- Born: 1956 (age 69–70) Gaur, Rautahat District, Nepal
- Died: 10 May 2021 (aged 64–65) Grande International Hospital, Kathmandu
- Education: Master
- Alma mater: National Institute of Technology
- Occupation: Consultant Engineer
- Employer: Prime Minister Advisor of Nepal
- Relatives: Ali Akbar Mikrani

= Ali Akhtar Mikrani =

Er. Ali Akhtar Mikrani (ई.अलि अखतर मिकरानी, born 1956) was an architecture engineer and social worker in Nepal.

He worked as an advisor to the Prime Minister of Nepal during the tenure of Prime Minister Madhav Kumar Nepal from May 2009 to February 2011. He also worked as a member of the construction and planning of Kathmandu Valley under the Government of Nepal.

He was recommended for the post of ambassador of Nepal to Saudi Arabia during the K.P.Oli government but later withdrawn due to the fall-down of the government.

==Early life==
He was born in Kattarban village of Rajdevi Municipality of Rautahat district in the year 1956 in one of the well-established Muslim families of Nepal. He did his schooling in his village and later studied in India at the renowned engineering institute named "National Institute of Technology, Rourkela".

His grandfather Maula Bakhsh Mikrani 'Chaudhary' was also a well-known social activist in the area of Sarlahi and Rautahat districts, who once been jailed for six months at Nakhu Kathmandu at the time of Rana Prime Minister Chandra Shumsher Jang Bahadur Rana.
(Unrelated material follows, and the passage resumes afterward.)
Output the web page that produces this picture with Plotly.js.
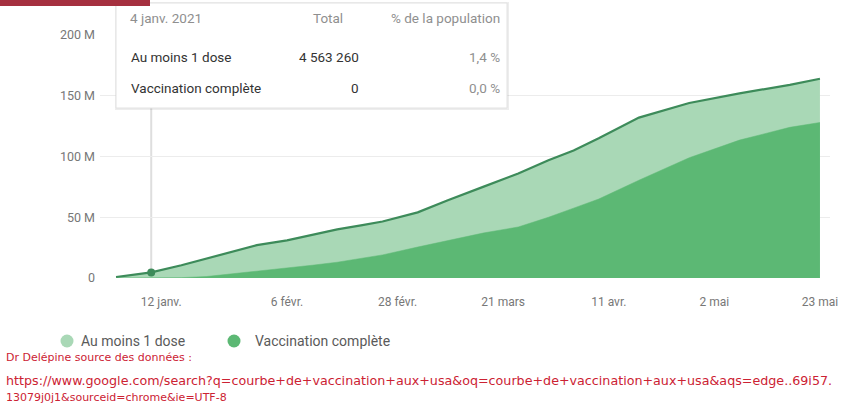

The "Chaudhry" title was honoured by the Rana government of Nepal to his grandfather Maula Bakhsh Mikrani in recognition of the bravery of his ancestor (Husaini Mikrani) who died fighting with British invader at Samanpur of Rautahat District. A large number of drinking water wells and public places still can be seen in Sarlahi and Rautahat districts made by Maula Bakhsh Chaudhry during his service.

His brother Ali Akbar Mikrani is a Former Chief Justice of the Appellate Court of Nepal.

==Social Activities==
He visited Saudi Arabia during his tenure as prime minister's advisor where he got recognition for his work for Nepalese migrant workers in Saudi Arabia. He also worked as a consultant of Hajj Committee of Nepal in 2015.

==Political activities==
He was aligned with the Communist Party of Nepal (Unified Marxist–Leninist) for more than decades. He also served as secretary of the UML Aetihad committee.

==Illness and death==
He tested positive for coronavirus on 24 April 2021 and died on 11 May 2021 due to pneumonia and organ failure at Grande International Hospital, Kathmandu. The Grande International Hospital was blamed by his kins for negligence and miss management in his treatment.